[Feat][Graph]Support FULL_DECEDE_ONLY mode for MLA models (#3125)

### What this PR does / why we need it? Adds support for capturing the Multi-Layer Attention (MLA) decode operation into an ACL graph. This improves performance by compiling the attention kernel for single-token decoding. Key changes include: - Implementing the graph capture logic for the MLA kernel, including workspace management and parameter updates. - Modifying the rotary embedding (RoPE) handling to use pre-allocated tensors, which is a requirement for graph capture. - Adding a `build_for_graph_capture` method to the MLA metadata builder to create dummy metadata during the graph compilation phase. Known issues: - Currently, MTP is not supported in FULL_DECEDE_ONLY mode -- we're working on a fix - We are preparing to remove update_mla_attn_params with auto_dispatch_capture ### Does this PR introduce _any_ user-facing change? compilation_config={ "cudagraph_mode": "FULL_DECODE_ONLY", }, ### How was this patch tested? - vLLM version: v0.11.0 --------- Signed-off-by: panchao-hub <315134829@qq.com> Signed-off-by: p00465316 <panchao13@huawei.com> Co-authored-by: p00465316 <panchao13@huawei.com> Co-authored-by: Yizhou Liu <liu_yizhou@outlook.com>
2025-10-10 16:31:20 +08:00
parent ba19dd3183
commit 1756efa5fd
8 changed files with 303 additions and 50 deletions
--- a/vllm_ascend/compilation/acl_graph.py
+++ b/vllm_ascend/compilation/acl_graph.py
@@ -229,6 +229,52 @@ def update_attn_params(update_stream, forward_context, runtime_shape):
            event.record(update_stream)


+def update_mla_attn_params(update_stream, forward_context, runtime_shape):
+    graph_params = get_graph_params()
+    # FIXME: Behold! We are using a temporary hack here to update the args
+    # for each layer's attention op in the graph.
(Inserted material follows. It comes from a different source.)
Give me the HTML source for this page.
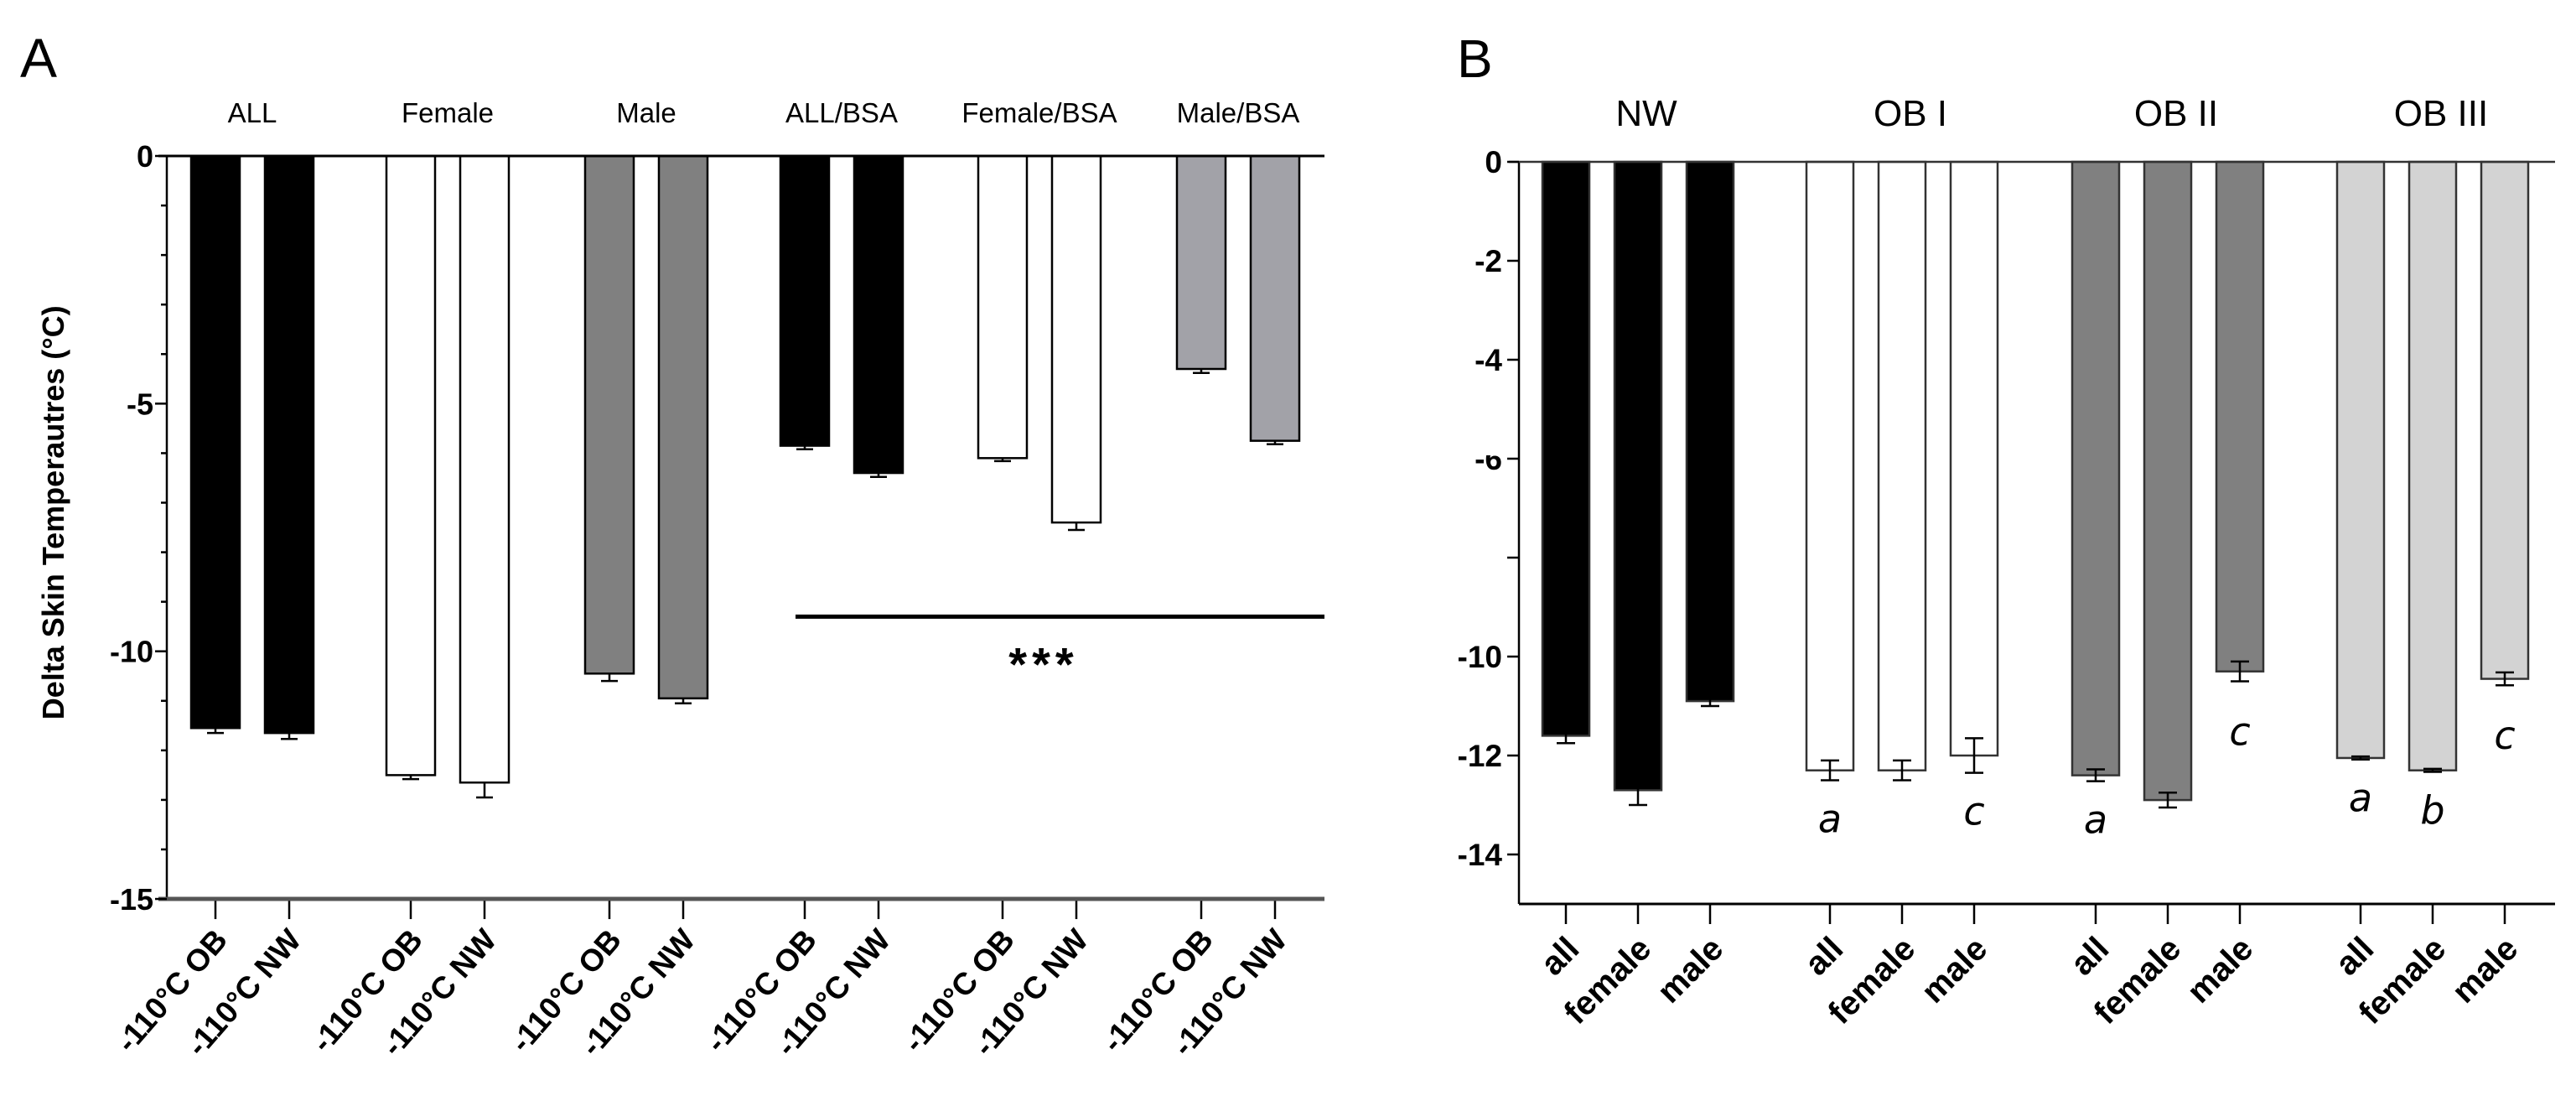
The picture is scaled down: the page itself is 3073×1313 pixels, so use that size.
<!DOCTYPE html>
<html><head><meta charset="utf-8"><style>
html,body{margin:0;padding:0;background:#fff;}
svg{display:block;font-family:"Liberation Sans",Arial,sans-serif;}
</style></head><body>
<svg id="fig" width="3073" height="1313" viewBox="0 0 3073 1313" xmlns="http://www.w3.org/2000/svg">
<rect width="3073" height="1313" fill="#fff"/>
<g id="pa"></g>
<g id="pb"></g>
</svg>
<script>
// Panel A data
const aGroups = ["ALL","Female","Male","ALL/BSA","Female/BSA","Male/BSA"];
const aTicks = ["-110°C OB","-110°C NW"];
const aOB = [-11.55,-12.5,-10.45,-5.85,-6.1,-4.3];
const aNW = [-11.65,-12.65,-10.95,-6.4,-7.4,-5.75];
const aOBerr = [0.1,0.08,0.15,0.07,0.06,0.08];
const aNWerr = [0.12,0.3,0.1,0.08,0.15,0.07];
const aYTicks = [0,-5,-10,-15];
// Panel B data
const bGroups = ["NW","OB I","OB II","OB III"];
const bCats = ["all","female","male"];
const bVals = [[-11.6,-12.7,-10.9],[-12.3,-12.3,-12.0],[-12.4,-12.9,-10.3],[-12.05,-12.3,-10.45]];
const bErr = [[0.15,0.3,0.1],[0.2,0.2,0.35],[0.12,0.15,0.2],[0.03,0.03,0.13]];
const bLetters = [["","",""],["a","","c"],["a","","c"],["a","b","c"]];
const bYTicks = [0,-2,-4,-6,-8,-10,-12,-14];
const bYLabels = ["0","-2","-4","-6","","-10","-12","-14"];

const NS="http://www.w3.org/2000/svg";
function mk(parent,tag,attrs,text){const e=document.createElementNS(NS,tag);for(const k in attrs)e.setAttribute(k,attrs[k]);if(text!==undefined)e.textContent=text;parent.appendChild(e);return e;}

// ---------- Panel A ----------
const pa=document.getElementById('pa');
const ayZero=186, ayUnit=59.07, axL=199, axR=1580;
const ay=v=>ayZero - v*ayUnit;
const aCx=(g,s)=>[257,490,727,960,1196,1433][g] + s*88;
const aCol=[["#000","#000"],["#fff","#fff"],["#808080","#808080"],["#000","#000"],["#fff","#fff"],["#a2a2a8","#a2a2a8"]];
let t=mk(pa,'text',{x:24,y:92,'font-size':66},'A');


for(let g=0;g<aGroups.length;g++){
  [aOB,aNW].forEach((arr,s)=>{
    const v=arr[g], e=[aOBerr,aNWerr][s][g], cx=aCx(g,s);
    let r=mk(pa,'rect',{x:cx-29,y:ay(0),width:58,height:ay(v)-ay(0),fill:aCol[g][s],stroke:'#000','stroke-width':2.5});
    
    
    let eb=mk(pa,'path',{d:`M${cx},${ay(v)} V${ay(v-e)} M${cx-10},${ay(v-e)} H${cx+10}`,stroke:'#000','stroke-width':2.5,fill:'none'});
    
    
    mk(pa,'line',{x1:cx,y1:ay(-15),x2:cx,y2:ay(-15)+24,stroke:'#000','stroke-width':2.5});
    let tl=mk(pa,'text',{x:0,y:0,'font-size':37,'font-weight':'bold','text-anchor':'end',transform:`translate(${cx+16},${ay(-15)+50}) rotate(-49)`},aTicks[s]);
    
    
  });
  let gl=mk(pa,'text',{x:(aCx(g,0)+aCx(g,1))/2,y:146,'font-size':33,'text-anchor':'middle'},aGroups[g]);
  
  
}
let ya=mk(pa,'line',{x1:axL,y1:ay(0),x2:axL,y2:ay(-15),stroke:'#000','stroke-width':2.5});


let za=mk(pa,'line',{x1:axL-10,y1:ay(0),x2:axR,y2:ay(0),stroke:'#000','stroke-width':3});


let xa=mk(pa,'line',{x1:axL-10,y1:ay(-15),x2:axR,y2:ay(-15),stroke:'#555','stroke-width':5});


for(let v=0;v>=-15;v--){mk(pa,'line',{x1:axL-(v%5===0?14:7),y1:ay(v),x2:axL,y2:ay(v),stroke:'#000','stroke-width':2.5});}
aYTicks.forEach(v=>{
  let l=mk(pa,'text',{x:axL-16,y:ay(v)+13,'font-size':36,'font-weight':'bold','text-anchor':'end'},String(v));
  
  
});
let yt=mk(pa,'text',{x:0,y:0,'font-size':36,'font-weight':'bold','text-anchor':'middle',transform:`translate(76,${ay(-7.2)}) rotate(-90)`},'Delta Skin Temperautres (°C)');


let sig=mk(pa,'line',{x1:949,y1:ay(-9.3),x2:axR,y2:ay(-9.3),stroke:'#000','stroke-width':5});


let st=mk(pa,'text',{x:1245,y:ay(-9.3)+76,'font-size':56,'font-weight':'bold','text-anchor':'middle','letter-spacing':6},'***');



// ---------- Panel B ----------
const pb=document.getElementById('pb');
const byZero=193, byUnit=59.0, bxL=1812, bxR=3048;
const by=v=>byZero - v*byUnit;
const bStart=[1868,2183,2500,2816];
const bCx=(g,i)=>bStart[g]+i*86;
const bCol=["#000","#fff","#808080","#d3d3d3"];
let tb=mk(pb,'text',{x:1738,y:92,'font-size':64},'B');


for(let g=0;g<bGroups.length;g++){
  for(let i=0;i<bCats.length;i++){
    const v=bVals[g][i], e=bErr[g][i], cx=bCx(g,i);
    let r=mk(pb,'rect',{x:cx-28,y:by(0),width:56,height:by(v)-by(0),fill:bCol[g],stroke:'#333','stroke-width':2.5});
    
    
    let eb=mk(pb,'path',{d:`M${cx},${by(v+e)} V${by(v-e)} M${cx-11},${by(v+e)} H${cx+11} M${cx-11},${by(v-e)} H${cx+11}`,stroke:'#000','stroke-width':2.5,fill:'none'});
    
    
    mk(pb,'line',{x1:cx,y1:by(-15),x2:cx,y2:by(-15)+24,stroke:'#000','stroke-width':2.5});
    let tl=mk(pb,'text',{x:0,y:0,'font-size':40,'font-weight':'bold','text-anchor':'end',transform:`translate(${cx+18},${by(-15)+56}) rotate(-45)`},bCats[i]);
    
    
    if(bLetters[g][i]){
      const below = v < -11.5;
      let lt=mk(pb,'text',{x:cx,y:below?by(v-e)+62:by(v-e)+76,'font-size':46,'font-style':'italic','text-anchor':'middle','font-family':'"DejaVu Sans",sans-serif'},bLetters[g][i]);
      
      
    }
  }
  let gl=mk(pb,'text',{x:bCx(g,1)+10,y:150,'font-size':44,'text-anchor':'middle'},bGroups[g]);
  
  
}
let yb=mk(pb,'line',{x1:bxL,y1:by(0),x2:bxL,y2:by(-15),stroke:'#000','stroke-width':2.5});


let zb=mk(pb,'line',{x1:bxL-12,y1:by(0),x2:bxR,y2:by(0),stroke:'#333','stroke-width':2.5});


let xb=mk(pb,'line',{x1:bxL,y1:by(-15),x2:bxR,y2:by(-15),stroke:'#000','stroke-width':3});


bYTicks.forEach((v,k)=>{
  mk(pb,'line',{x1:bxL-14,y1:by(v),x2:bxL,y2:by(v),stroke:'#000','stroke-width':2.5});
  if(bYLabels[k]){
    let l=mk(pb,'text',{x:bxL-20,y:by(v)+13,'font-size':37,'font-weight':'bold','text-anchor':'end'},bYLabels[k]);
    
    
  }
});
mk(pb,'rect',{x:bxL-80,y:by(-6)-30,width:65,height:26,fill:'#fff'});
</script>
</body></html>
+    for key, param, handle, event in zip(
+            forward_context.attn_metadata,
+            graph_params.attn_params[runtime_shape],
+            graph_params.handles[runtime_shape],
+            graph_params.events[runtime_shape],
+    ):
+        (q_nope, k_nope, q_pe, k_pe, num_heads, num_kv_heads, input_layout,
+         spec_attn_mask, sparse_mode, scale, block_table, block_size,
+         seq_lens_list, actual_seq_lengths, workspace, attn_output,
+         softmax_lse) = param
+        seq_lens_list = forward_context.attn_metadata[key].decode.seq_lens_list
+        seq_lens_list = seq_lens_list + [0] * (runtime_shape -
+                                               len(seq_lens_list))
+
+        with torch.npu.stream(update_stream):
+            torch.npu.graph_task_update_begin(update_stream, handle)
+
+            torch_npu.npu_fused_infer_attention_score.out(
+                q_nope,
+                k_nope,
+                k_nope,
+                query_rope=q_pe,
+                key_rope=k_pe,
+                num_heads=num_heads,
+                num_key_value_heads=num_kv_heads,
+                input_layout=input_layout,
+                atten_mask=spec_attn_mask,
+                sparse_mode=sparse_mode,
+                scale=scale,
+                antiquant_mode=0,
+                antiquant_scale=None,
+                block_table=block_table,
+                block_size=block_size,
+                actual_seq_lengths_kv=seq_lens_list,
+                actual_seq_lengths=actual_seq_lengths,
+                workspace=workspace,
+                out=[attn_output, softmax_lse])
+            torch.npu.graph_task_update_end(update_stream)
+
+            event.record(update_stream)
+
+
@dataclass
 class GraphParams:
    events: dict[int, list[torch.npu.ExternalEvent]]